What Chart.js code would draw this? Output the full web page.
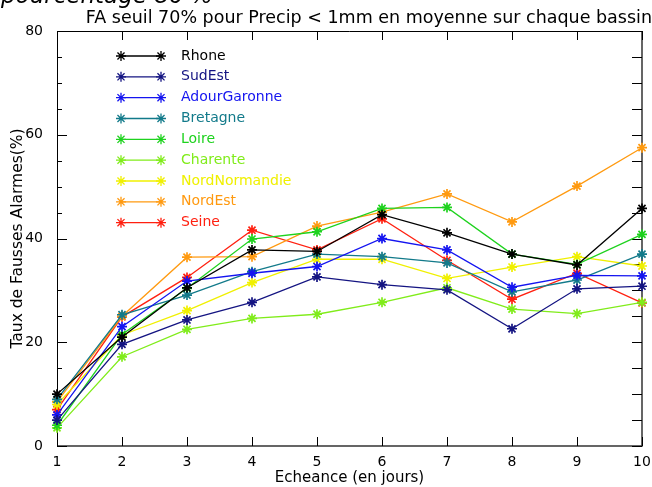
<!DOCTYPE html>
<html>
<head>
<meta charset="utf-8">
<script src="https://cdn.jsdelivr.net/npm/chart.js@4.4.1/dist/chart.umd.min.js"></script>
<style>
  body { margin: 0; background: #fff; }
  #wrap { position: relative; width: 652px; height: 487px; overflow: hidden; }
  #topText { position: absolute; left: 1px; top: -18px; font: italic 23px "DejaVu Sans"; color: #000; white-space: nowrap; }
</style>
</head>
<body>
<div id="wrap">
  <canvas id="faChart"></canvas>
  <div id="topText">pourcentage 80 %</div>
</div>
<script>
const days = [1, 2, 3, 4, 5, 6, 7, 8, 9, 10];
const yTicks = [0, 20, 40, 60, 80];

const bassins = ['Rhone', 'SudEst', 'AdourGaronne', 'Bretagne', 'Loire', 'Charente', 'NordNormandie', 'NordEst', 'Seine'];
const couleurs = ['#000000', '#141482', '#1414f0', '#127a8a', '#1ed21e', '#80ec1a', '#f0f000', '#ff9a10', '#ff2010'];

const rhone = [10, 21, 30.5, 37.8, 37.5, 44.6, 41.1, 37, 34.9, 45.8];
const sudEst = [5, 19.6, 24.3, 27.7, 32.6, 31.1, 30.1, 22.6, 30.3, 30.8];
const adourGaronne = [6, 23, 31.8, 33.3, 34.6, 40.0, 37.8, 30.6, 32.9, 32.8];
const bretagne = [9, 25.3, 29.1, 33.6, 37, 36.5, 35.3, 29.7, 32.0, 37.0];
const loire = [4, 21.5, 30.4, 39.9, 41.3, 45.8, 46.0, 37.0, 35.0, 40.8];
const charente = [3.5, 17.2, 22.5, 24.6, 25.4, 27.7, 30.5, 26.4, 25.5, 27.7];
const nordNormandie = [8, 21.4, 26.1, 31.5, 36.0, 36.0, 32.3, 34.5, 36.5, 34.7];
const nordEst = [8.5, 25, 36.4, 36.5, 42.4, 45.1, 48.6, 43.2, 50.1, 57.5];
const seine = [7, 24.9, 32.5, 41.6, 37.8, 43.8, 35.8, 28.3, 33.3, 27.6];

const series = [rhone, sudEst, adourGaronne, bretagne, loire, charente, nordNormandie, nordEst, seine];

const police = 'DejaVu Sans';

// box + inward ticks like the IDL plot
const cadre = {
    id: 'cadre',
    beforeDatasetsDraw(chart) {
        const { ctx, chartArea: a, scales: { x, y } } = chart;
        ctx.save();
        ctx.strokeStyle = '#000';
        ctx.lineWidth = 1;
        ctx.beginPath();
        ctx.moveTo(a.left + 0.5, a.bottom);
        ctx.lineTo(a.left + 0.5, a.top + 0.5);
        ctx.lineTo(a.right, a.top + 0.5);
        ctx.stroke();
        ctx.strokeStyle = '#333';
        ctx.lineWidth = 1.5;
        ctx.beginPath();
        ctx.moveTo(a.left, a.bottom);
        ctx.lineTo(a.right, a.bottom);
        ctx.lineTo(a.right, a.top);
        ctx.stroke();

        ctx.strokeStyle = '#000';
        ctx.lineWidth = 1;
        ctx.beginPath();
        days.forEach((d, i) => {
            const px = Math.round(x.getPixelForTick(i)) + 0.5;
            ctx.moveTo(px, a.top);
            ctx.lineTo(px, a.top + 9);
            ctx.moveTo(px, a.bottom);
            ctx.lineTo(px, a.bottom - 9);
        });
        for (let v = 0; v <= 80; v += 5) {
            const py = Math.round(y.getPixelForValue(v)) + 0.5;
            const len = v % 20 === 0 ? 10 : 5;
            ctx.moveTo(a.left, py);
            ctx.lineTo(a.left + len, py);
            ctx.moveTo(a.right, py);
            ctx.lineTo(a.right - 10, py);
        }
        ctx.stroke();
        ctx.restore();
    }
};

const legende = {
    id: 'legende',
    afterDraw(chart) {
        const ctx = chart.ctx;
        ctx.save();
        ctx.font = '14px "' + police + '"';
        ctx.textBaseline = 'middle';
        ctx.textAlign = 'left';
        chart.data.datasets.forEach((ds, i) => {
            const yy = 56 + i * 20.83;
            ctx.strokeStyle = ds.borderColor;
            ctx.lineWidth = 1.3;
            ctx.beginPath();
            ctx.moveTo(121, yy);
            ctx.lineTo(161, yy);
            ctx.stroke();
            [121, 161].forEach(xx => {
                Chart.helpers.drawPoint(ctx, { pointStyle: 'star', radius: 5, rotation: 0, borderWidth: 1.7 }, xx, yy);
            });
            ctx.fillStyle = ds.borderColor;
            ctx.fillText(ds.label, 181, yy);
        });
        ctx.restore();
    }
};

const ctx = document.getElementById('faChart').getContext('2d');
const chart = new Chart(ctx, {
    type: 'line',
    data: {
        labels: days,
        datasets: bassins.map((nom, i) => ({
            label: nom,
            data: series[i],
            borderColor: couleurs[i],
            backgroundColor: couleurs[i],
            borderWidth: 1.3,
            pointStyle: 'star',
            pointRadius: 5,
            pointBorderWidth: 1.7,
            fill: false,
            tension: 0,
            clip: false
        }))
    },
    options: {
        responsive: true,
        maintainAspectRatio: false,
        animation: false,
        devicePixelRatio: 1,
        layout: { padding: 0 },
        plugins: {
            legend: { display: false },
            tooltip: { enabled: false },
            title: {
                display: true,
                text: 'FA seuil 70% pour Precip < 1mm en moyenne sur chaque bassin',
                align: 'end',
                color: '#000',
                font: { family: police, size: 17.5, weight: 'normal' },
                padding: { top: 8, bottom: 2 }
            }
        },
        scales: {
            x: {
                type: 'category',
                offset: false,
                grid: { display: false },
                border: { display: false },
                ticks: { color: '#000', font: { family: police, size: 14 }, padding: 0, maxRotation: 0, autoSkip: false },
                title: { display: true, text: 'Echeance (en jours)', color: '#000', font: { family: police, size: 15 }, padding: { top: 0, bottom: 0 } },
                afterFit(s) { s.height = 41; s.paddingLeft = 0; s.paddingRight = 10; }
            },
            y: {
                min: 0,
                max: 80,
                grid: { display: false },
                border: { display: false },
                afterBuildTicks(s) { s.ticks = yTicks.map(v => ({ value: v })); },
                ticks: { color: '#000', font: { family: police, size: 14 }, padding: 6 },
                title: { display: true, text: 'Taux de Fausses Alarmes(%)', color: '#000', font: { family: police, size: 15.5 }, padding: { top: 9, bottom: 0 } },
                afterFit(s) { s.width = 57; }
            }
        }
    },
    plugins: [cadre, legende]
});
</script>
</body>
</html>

————

Task statement: Working from the lines above, reproduce the material exactly and exclude its pictures.

Full response:
What Chart.js code would draw this? Output the full web page.
<!DOCTYPE html>
<html>
<head>
<meta charset="utf-8">
<script src="https://cdn.jsdelivr.net/npm/chart.js@4.4.1/dist/chart.umd.min.js"></script>
<style>
  body { margin: 0; background: #fff; }
  #wrap { position: relative; width: 652px; height: 487px; overflow: hidden; }
  #topText { position: absolute; left: 1px; top: -18px; font: italic 23px "DejaVu Sans"; color: #000; white-space: nowrap; }
</style>
</head>
<body>
<div id="wrap">
  <canvas id="faChart"></canvas>
  <div id="topText">pourcentage 80 %</div>
</div>
<script>
const days = [1, 2, 3, 4, 5, 6, 7, 8, 9, 10];
const yTicks = [0, 20, 40, 60, 80];

const bassins = ['Rhone', 'SudEst', 'AdourGaronne', 'Bretagne', 'Loire', 'Charente', 'NordNormandie', 'NordEst', 'Seine'];
const couleurs = ['#000000', '#141482', '#1414f0', '#127a8a', '#1ed21e', '#80ec1a', '#f0f000', '#ff9a10', '#ff2010'];

const rhone = [10, 21, 30.5, 37.8, 37.5, 44.6, 41.1, 37, 34.9, 45.8];
const sudEst = [5, 19.6, 24.3, 27.7, 32.6, 31.1, 30.1, 22.6, 30.3, 30.8];
const adourGaronne = [6, 23, 31.8, 33.3, 34.6, 40.0, 37.8, 30.6, 32.9, 32.8];
const bretagne = [9, 25.3, 29.1, 33.6, 37, 36.5, 35.3, 29.7, 32.0, 37.0];
const loire = [4, 21.5, 30.4, 39.9, 41.3, 45.8, 46.0, 37.0, 35.0, 40.8];
const charente = [3.5, 17.2, 22.5, 24.6, 25.4, 27.7, 30.5, 26.4, 25.5, 27.7];
const nordNormandie = [8, 21.4, 26.1, 31.5, 36.0, 36.0, 32.3, 34.5, 36.5, 34.7];
const nordEst = [8.5, 25, 36.4, 36.5, 42.4, 45.1, 48.6, 43.2, 50.1, 57.5];
const seine = [7, 24.9, 32.5, 41.6, 37.8, 43.8, 35.8, 28.3, 33.3, 27.6];

const series = [rhone, sudEst, adourGaronne, bretagne, loire, charente, nordNormandie, nordEst, seine];

const police = 'DejaVu Sans';

// box + inward ticks like the IDL plot
const cadre = {
    id: 'cadre',
    beforeDatasetsDraw(chart) {
        const { ctx, chartArea: a, scales: { x, y } } = chart;
        ctx.save();
        ctx.strokeStyle = '#000';
        ctx.lineWidth = 1;
        ctx.beginPath();
        ctx.moveTo(a.left + 0.5, a.bottom);
        ctx.lineTo(a.left + 0.5, a.top + 0.5);
        ctx.lineTo(a.right, a.top + 0.5);
        ctx.stroke();
        ctx.strokeStyle = '#333';
        ctx.lineWidth = 1.5;
        ctx.beginPath();
        ctx.moveTo(a.left, a.bottom);
        ctx.lineTo(a.right, a.bottom);
        ctx.lineTo(a.right, a.top);
        ctx.stroke();

        ctx.strokeStyle = '#000';
        ctx.lineWidth = 1;
        ctx.beginPath();
        days.forEach((d, i) => {
            const px = Math.round(x.getPixelForTick(i)) + 0.5;
            ctx.moveTo(px, a.top);
            ctx.lineTo(px, a.top + 9);
            ctx.moveTo(px, a.bottom);
            ctx.lineTo(px, a.bottom - 9);
        });
        for (let v = 0; v <= 80; v += 5) {
            const py = Math.round(y.getPixelForValue(v)) + 0.5;
            const len = v % 20 === 0 ? 10 : 5;
            ctx.moveTo(a.left, py);
            ctx.lineTo(a.left + len, py);
            ctx.moveTo(a.right, py);
            ctx.lineTo(a.right - 10, py);
        }
        ctx.stroke();
        ctx.restore();
    }
};

const legende = {
    id: 'legende',
    afterDraw(chart) {
        const ctx = chart.ctx;
        ctx.save();
        ctx.font = '14px "' + police + '"';
        ctx.textBaseline = 'middle';
        ctx.textAlign = 'left';
        chart.data.datasets.forEach((ds, i) => {
            const yy = 56 + i * 20.83;
            ctx.strokeStyle = ds.borderColor;
            ctx.lineWidth = 1.3;
            ctx.beginPath();
            ctx.moveTo(121, yy);
            ctx.lineTo(161, yy);
            ctx.stroke();
            [121, 161].forEach(xx => {
                Chart.helpers.drawPoint(ctx, { pointStyle: 'star', radius: 5, rotation: 0, borderWidth: 1.7 }, xx, yy);
            });
            ctx.fillStyle = ds.borderColor;
            ctx.fillText(ds.label, 181, yy);
        });
        ctx.restore();
    }
};

const ctx = document.getElementById('faChart').getContext('2d');
const chart = new Chart(ctx, {
    type: 'line',
    data: {
        labels: days,
        datasets: bassins.map((nom, i) => ({
            label: nom,
            data: series[i],
            borderColor: couleurs[i],
            backgroundColor: couleurs[i],
            borderWidth: 1.3,
            pointStyle: 'star',
            pointRadius: 5,
            pointBorderWidth: 1.7,
            fill: false,
            tension: 0,
            clip: false
        }))
    },
    options: {
        responsive: true,
        maintainAspectRatio: false,
        animation: false,
        devicePixelRatio: 1,
        layout: { padding: 0 },
        plugins: {
            legend: { display: false },
            tooltip: { enabled: false },
            title: {
                display: true,
                text: 'FA seuil 70% pour Precip < 1mm en moyenne sur chaque bassin',
                align: 'end',
                color: '#000',
                font: { family: police, size: 17.5, weight: 'normal' },
                padding: { top: 8, bottom: 2 }
            }
        },
        scales: {
            x: {
                type: 'category',
                offset: false,
                grid: { display: false },
                border: { display: false },
                ticks: { color: '#000', font: { family: police, size: 14 }, padding: 0, maxRotation: 0, autoSkip: false },
                title: { display: true, text: 'Echeance (en jours)', color: '#000', font: { family: police, size: 15 }, padding: { top: 0, bottom: 0 } },
                afterFit(s) { s.height = 41; s.paddingLeft = 0; s.paddingRight = 10; }
            },
            y: {
                min: 0,
                max: 80,
                grid: { display: false },
                border: { display: false },
                afterBuildTicks(s) { s.ticks = yTicks.map(v => ({ value: v })); },
                ticks: { color: '#000', font: { family: police, size: 14 }, padding: 6 },
                title: { display: true, text: 'Taux de Fausses Alarmes(%)', color: '#000', font: { family: police, size: 15.5 }, padding: { top: 9, bottom: 0 } },
                afterFit(s) { s.width = 57; }
            }
        }
    },
    plugins: [cadre, legende]
});
</script>
</body>
</html>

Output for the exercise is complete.